Hannay's discussions of Kierkegaard's mysterious authorship are subtle and convincing. He suggests that the relationship between his subject's life and art was complex and symbiotic. If, in the composition of his works, Kierkegaard drew directly on his relationship with his father and with the fair Ophelia of his life, Regine Olsen, and even went so far as to transcribe entire passages verbatim from his journals, his books also influenced his biography. Not only were they, in Hannay's phrase, 'confirmations of [his] self-image and thus contributions to it'. but, on occasion, they actually provided him with lines for the 'selfproduced stage-piece' that was his life.
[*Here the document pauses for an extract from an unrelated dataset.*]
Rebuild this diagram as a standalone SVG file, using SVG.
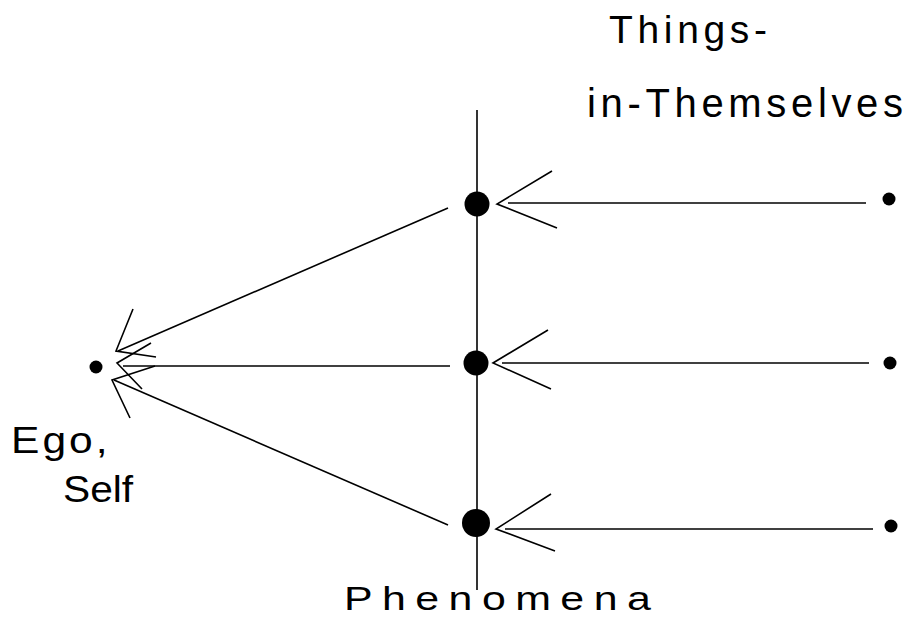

Kierkegaard was therefore as much the product as he was the producer of his writings and, despite all the mischievous games of dissimulation, he haunts their margins like a ghost 'unable to set himself free'.
Something of Kierkegaard's Mozartian spirit pervades and animates this biography. Hannay never sacrifices the traditional qualities of the form — he includes some of the vivid and humorous contemporary anecdotes contained in B. H. Kirmmse's Boswellian Encounters with Kierkegaard, for example, and reproduces long excerpts from the Journals. He does, however, frequently introduce a Kierkegaardian note of uncertainty and indeterminacy by inviting the reader to question the validity of his approach and by scattering throughout his narrative countless 'ifs' and 'maybes' and 'buts'.
Yet, although this biography is very good, it is not perfect. Firstly, Hannay could have paid more attention to Kierkegaard the 'creative' author, particularly as he argues that his subject was 'as much a writer as a thinker'. Hannay might also have spent more time discussing his subject's extravagant and endlessly resourceful style, and less in elucidating his 'ideas'. Kierkegaard's use of epigram instead of explication, and his preference for apologue over argument, were far more than stylistic idiosyncrasies. They were in fact ideal ways to embody and dramatise his philosophy as they allowed him to place abstract concepts in familiar and everyday contexts. In addition, as one of the many people who cannot read Kierkegaard in the original. I would have appreciated it if Hannay had described the ways in which the Danish language shaped Kierkegaard's philosophy and directed and maintained the momentum of his writing.
Finally, there is too much 'art' in this biography and not enough 'life'. Admittedly (and rather paradoxically for a man renowned as the 'Father of Existentialism') during most of the 1840s Kierkegaard's existence was spectacularly uneventful. He seemed to live at a great distance from his body and he effectively allowed his manservant to do most of his 'living' for him. Hannay could, however, have shifted his focus away from Kierkegaard to the world of Copenhagen that surrounded him, a world which, in his writings, just keeps on breaking through.
It would be churlish, however, to be overly critical of what is a really magnificent achievement. Along with Hannay's translations for Penguin (the catalogue of which, one hopes, will continue to grow), it will surely help to bring Kierkegaard to a wider audience. For while `Kierkegaard studies' are currently a booming academic industry (in one bibliography I even came across a book entitled The Launch)/ Bills of Soren Kierkegaard), most people have only the vaguest ideas about him (`Wasn't he that really pale-looking guy', someone once asked me, 'that Hamlet was based on?'). In this context, Hannay's book is exactly what we have been waiting for: a biography written with passion and common sense that is blissfully free from jargon.